Non si finisce col fracassarsi il naso in terra perché si scrive, ma al contrario si scrive perché ci si fracassa il naso e non resta più altro dove andare. (A. Cechov)

domenica 10 novembre 2013

Ho paura torero, Lemebel Pedro

Siamo a Santiago del Cile nella primavera del  1986. La città è sotto la dittatura di Pinochet, che i suoi seguaci chiamano governo militare. Sotto l'apparente calma, ribolle il Fronte patriottico di Manuel Rodrìguez, che lo stesso dittatore definisce “omuncoli, bambini viziati che recitano poesie d'amore e mitragliatrice”. Qui la Fata dell'angolo, un travestito passionale e amante del canto, eccellente ricamatore per le mogli dei generali del governo, si innamora perdutamente del giovane rivoluzionario Carlos, in cerca di un rifugio sicuro per le sue riunioni clandestine. E quale miglior rifugio della soffitta della casa della Fata, innegabilmente la meno sospetta? Per amore lei farà finta di non sapere, qualunque cosa pur di stagli accanto. Dall'altra parte c'è la voce dello stesso dittatore, ma specialmente quella dell'instancabile moglie, a fare da controcanto alla storia, evidenziando i punti di vista opposti e rendendo il libro una satira godibile.

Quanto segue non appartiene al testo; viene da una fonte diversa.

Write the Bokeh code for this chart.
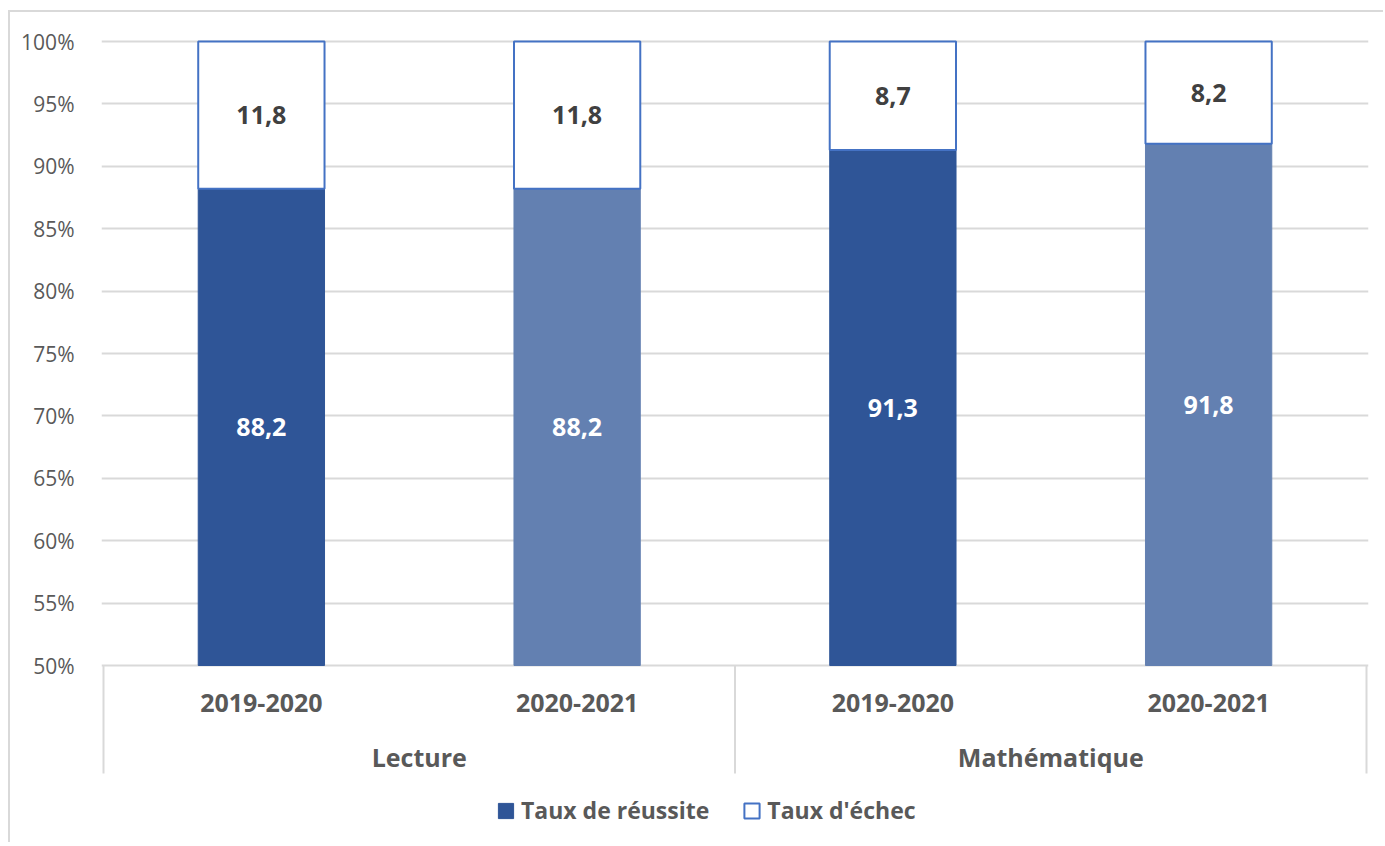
from bokeh.plotting import figure
from bokeh.models import ColumnDataSource, Range1d, FixedTicker, Legend, LegendItem
from bokeh.core.properties import value
from bokeh.embed import file_html
from bokeh.resources import INLINE

# ---- data ----
subjects = ["Lecture", "Lecture", "Mathématique", "Mathématique"]
years = ["2019-2020", "2020-2021", "2019-2020", "2020-2021"]
taux_reussite = [88.2, 88.2, 91.3, 91.8]
taux_echec = [11.8, 11.8, 8.7, 8.2]
y_ticks = [50, 55, 60, 65, 70, 75, 80, 85, 90, 95, 100]
y_tick_labels = ["50%", "55%", "60%", "65%", "70%", "75%", "80%", "85%", "90%", "95%", "100%"]
series_names = ["Taux de réussite", "Taux d'échec"]

# ---- styles ----
bar_colors = ["#2F5597", "#6380B1", "#2F5597", "#6380B1"]
FONT_NAME = "Open Sans"
FONT = value(FONT_NAME)
Y_MIN = 50

def fmt(v):
    return f"{v:.1f}".replace(".", ",")

n = len(years)
xs = [i + 0.5 for i in range(n)]
src = ColumnDataSource(dict(
    x=xs,
    bottom=[Y_MIN] * n,
    top=taux_reussite,
    top2=[r + e for r, e in zip(taux_reussite, taux_echec)],
    color=bar_colors,
    lab_r=[fmt(v) for v in taux_reussite],
    lab_e=[fmt(v) for v in taux_echec],
    y_r=[(Y_MIN + r) / 2 for r in taux_reussite],
    y_e=[r + e / 2 for r, e in zip(taux_reussite, taux_echec)],
    year=years,
))

PX = 12.48  # pixels per percentage point
p = figure(
    width=1375, height=832,
    output_backend="svg", toolbar_location=None,
    x_range=Range1d(-2 / 315.75, 4 + 2 / 315.75),
    y_range=Range1d(50 - 179 / PX, 100 + 2 / PX),
    x_axis_location=None,
    min_border_left=91, min_border_right=17, min_border_top=27, min_border_bottom=0,
    outline_line_color=None,
    styles={"border-top": "2px solid #D9D9D9", "border-left": "2px solid #D9D9D9",
            "margin-left": "8px", "margin-top": "10px"},
)

# axis / grid
p.yaxis.ticker = FixedTicker(ticks=y_ticks)
p.yaxis.major_label_overrides = {t: l for t, l in zip(y_ticks, y_tick_labels)}
p.yaxis.axis_line_color = None
p.yaxis.major_tick_line_color = None
p.yaxis.minor_tick_line_color = None
p.yaxis.major_label_text_font = FONT_NAME
p.yaxis.major_label_text_font_size = "21px"
p.yaxis.major_label_text_color = "#595959"
p.yaxis.major_label_standoff = 21
p.xgrid.grid_line_color = None
p.ygrid.grid_line_color = "#D9D9D9"
p.ygrid.grid_line_width = 2

# bars
r1 = p.vbar(x="x", width=0.4, bottom="bottom", top="top", source=src,
            fill_color="color", line_color="color", line_width=1)
r2 = p.vbar(x="x", width=0.4, bottom="top", top="top2", source=src,
            fill_color="white", line_color="#4472C4", line_width=2)

# data labels
p.text(x="x", y="y_r", text="lab_r", source=src, text_align="center", text_baseline="middle",
       text_font=FONT, text_font_style="bold", text_font_size="25px", text_color="white")
p.text(x="x", y="y_e", text="lab_e", source=src, text_align="center", text_baseline="middle",
       text_font=FONT, text_font_style="bold", text_font_size="25px", text_color="#404040")

# category labels (years)
p.text(x="x", y=50 - 37 / PX, text="year", source=src, text_align="center",
       text_baseline="middle", text_font=FONT, text_font_style="bold",
       text_font_size="25px", text_color="#595959")

# group labels & separators
groups = []
for s in subjects:
    if s not in groups:
        groups.append(s)
bounds = [0]
gx = []
for g in groups:
    cnt = subjects.count(g)
    gx.append(bounds[-1] + cnt / 2)
    bounds.append(bounds[-1] + cnt)
p.text(x=gx, y=[50 - 91 / PX] * len(groups), text=groups, text_align="center",
       text_baseline="middle", text_font=FONT, text_font_style="bold",
       text_font_size="25px", text_color="#595959")
p.segment(x0=bounds, y0=[Y_MIN] * len(bounds), x1=bounds, y1=[50 - 108 / PX] * len(bounds),
          line_color="#D9D9D9", line_width=2)

legend = Legend(
    items=[LegendItem(label=series_names[0], renderers=[r1], index=0),
           LegendItem(label=series_names[1], renderers=[r2])],
    orientation="horizontal", location=(395, 18),
    background_fill_alpha=0, border_line_color=None,
    label_text_font=FONT_NAME, label_text_font_style="bold", label_text_font_size="23px",
    label_text_color="#595959", glyph_width=19, glyph_height=19,
    padding=0, margin=0, spacing=33, label_standoff=6,
)
p.add_layout(legend)

open("out.html", "w").write(file_html(p, INLINE))
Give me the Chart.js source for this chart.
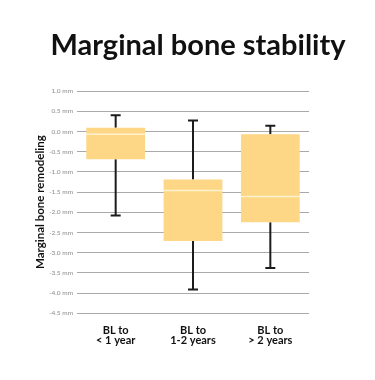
<!DOCTYPE html>
<html>
<head>
<meta charset="utf-8">
<script src="https://cdn.jsdelivr.net/npm/chart.js@4.4.1/dist/chart.umd.min.js"></script>
<style>
  html, body { margin: 0; padding: 0; background: #fff; }
  #wrap { position: relative; width: 375px; height: 380px; }
  #title {
    position: absolute; top: 26px; left: 0; width: 375px; padding-left: 21px; box-sizing: border-box;
    text-align: center; font: 700 29px Lato, sans-serif; color: #111; margin: 0;
  }
</style>
</head>
<body>
<div id="wrap">
  <h1 id="title">Marginal bone stability</h1>
  <canvas id="chart" width="375" height="380"></canvas>
</div>
<script>
// box plot values in mm
const categories = [['BL to', '< 1 year'], ['BL to', '1-2 years'], ['BL to', '> 2 years']];
const whiskerMin = [-2.08, -3.91, -3.38];
const q1 = [-0.69, -2.71, -2.25];
const median = [-0.07, -1.46, -1.61];
const q3 = [0.09, -1.19, -0.07];
const whiskerMax = [0.40, 0.27, 0.14];
const yMin = -4.5, yMax = 1.0, yStep = 0.5;

const boxColor = '#fdd785';
const medianColor = '#fff2cf';
const whiskerColor = '#1c1c1c';
const font = 'Lato, sans-serif';

const boxPlot = {
    id: 'boxPlot',
    beforeDatasetsDraw(chart) {
        const { ctx, scales: { x, y } } = chart;
        ctx.save();
        ctx.strokeStyle = whiskerColor;
        ctx.lineWidth = 2;
        categories.forEach((c, i) => {
            const px = x.getPixelForValue(i);
            const top = y.getPixelForValue(whiskerMax[i]);
            const bot = y.getPixelForValue(whiskerMin[i]);
            ctx.beginPath();
            ctx.moveTo(px, top); ctx.lineTo(px, y.getPixelForValue(q3[i]));
            ctx.moveTo(px, y.getPixelForValue(q1[i])); ctx.lineTo(px, bot);
            ctx.moveTo(px - 5, top); ctx.lineTo(px + 5, top);
            ctx.moveTo(px - 5, bot); ctx.lineTo(px + 5, bot);
            ctx.stroke();
        });
        ctx.restore();
    },
    afterDatasetsDraw(chart) {
        const { ctx, scales: { y } } = chart;
        const meta = chart.getDatasetMeta(0);
        ctx.save();
        ctx.strokeStyle = medianColor;
        ctx.lineWidth = 1.5;
        meta.data.forEach((bar, i) => {
            const py = y.getPixelForValue(median[i]);
            ctx.beginPath();
            ctx.moveTo(bar.x - bar.width / 2, py);
            ctx.lineTo(bar.x + bar.width / 2, py);
            ctx.stroke();
        });
        ctx.restore();
    }
};

new Chart(document.getElementById('chart'), {
    type: 'bar',
    data: {
        labels: categories,
        datasets: [{
            data: q1.map((v, i) => [v, q3[i]]),
            backgroundColor: boxColor,
            borderWidth: 0,
            barPercentage: 0.76,
            categoryPercentage: 1
        }]
    },
    options: {
        responsive: false,
        animation: false,
        layout: { padding: { top: 91, right: 66, left: 0, bottom: 0 } },
        plugins: { legend: { display: false }, tooltip: { enabled: false } },
        scales: {
            x: {
                grid: { display: false, drawTicks: false },
                border: { display: false },
                ticks: {
                    color: '#111', padding: 12,
                    font: { family: font, size: 11, weight: 'bold', lineHeight: 0.92 }
                },
                afterFit: s => { s.height = 66.7; }
            },
            y: {
                min: yMin, max: yMax,
                grid: { color: '#a9a9a9', lineWidth: 1, drawTicks: false },
                border: { display: false },
                ticks: {
                    stepSize: yStep, padding: 4, color: '#8a8a8a',
                    font: { family: font, size: 6.5 },
                    callback: v => (Math.round(v * 10) / 10).toFixed(1) + ' mm'
                },
                title: {
                    display: true, text: 'Marginal bone remodeling', color: '#111',
                    font: { family: font, size: 11.5, weight: 'bold' },
                    padding: { top: 33, bottom: 0 }
                },
                afterFit: s => { s.width = 77; }
            }
        }
    },
    plugins: [boxPlot]
});
</script>
</body>
</html>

Questo libro è una piccola opera teatrale, in linea con la passione di Lemebel. Il sipario si alza a casa della fatina, che si descrive come farebbe Lemebel stesso, in modo audace e ironico, da checca incallita. Il linguaggio è barocco, molto vivace, alcune volte sfiora l'osceno e in alcuni punti l'ho trovato vischioso, difficile da seguire, seppur in se stesso poetico. Potrei descriverlo come una danza sconosciuta che fatichi a seguire, ma se poi riesci a prenderci il ritmo diventa favolosa e dolcissima. La voce che ho preferito è indubbiamente quella della fatina che, come ho detto, si alterna a quella della moglie di Pinochet -queste parti le ho trovate un po' troppo forzatamente ironiche-, anche se devo ammettere che la scena del compleanno di Carlos –l’amante rivoluzionario-, una scena tenera e romantica, un punto di svolta per il libro in un certo senso, viene contrapposta in modo eccellente a quella del compleanno di Augusto a dieci anni -il dittatore.
L'amore si mescola alla rivolta, come un boa di struzzo colorato in mezzo alle macerie di Santiago. L'amore riduce la Fata “in fin di vita, come una carta velina impregnata dall'umidità del suo alito”. È l'amore consapevole della sua impossibilità, così struggente, a volte, da commuovere che trova nel finale l'unica soluzione degna di esistere.
Il viaggio della Fata e di Carlos in questo libro sono contrapposti: vanno l'uno nella direzione dell'altra senza però mai riuscire a toccarsi.
Ho amato molte espressioni utilizzate da Lemebel e le descrizioni sono quasi sempre sopraffine, ma si sente un po' di forzatura a tratti che personalmente non ho gradito.
Lo scambio finale tra Carlos e la sua improbabile amante è delicato e una delle parti migliori di tutto il libro. Poi il sipario si chiude, si accendono le luci e Lemebel ti riporta alla realtà, lasciandoci l'amaro in bocca leggendo le parole di Carlos:
“La mia fata, pensò. La mia fata inevitabile, la mia fata indimenticabile. La mia fata impossibile, dichiarò a voce bassa osservando il profilo esaltato dal verde azzurro di un riflesso dell'alta marea”.

Decisamente un libro che merita di essere letto.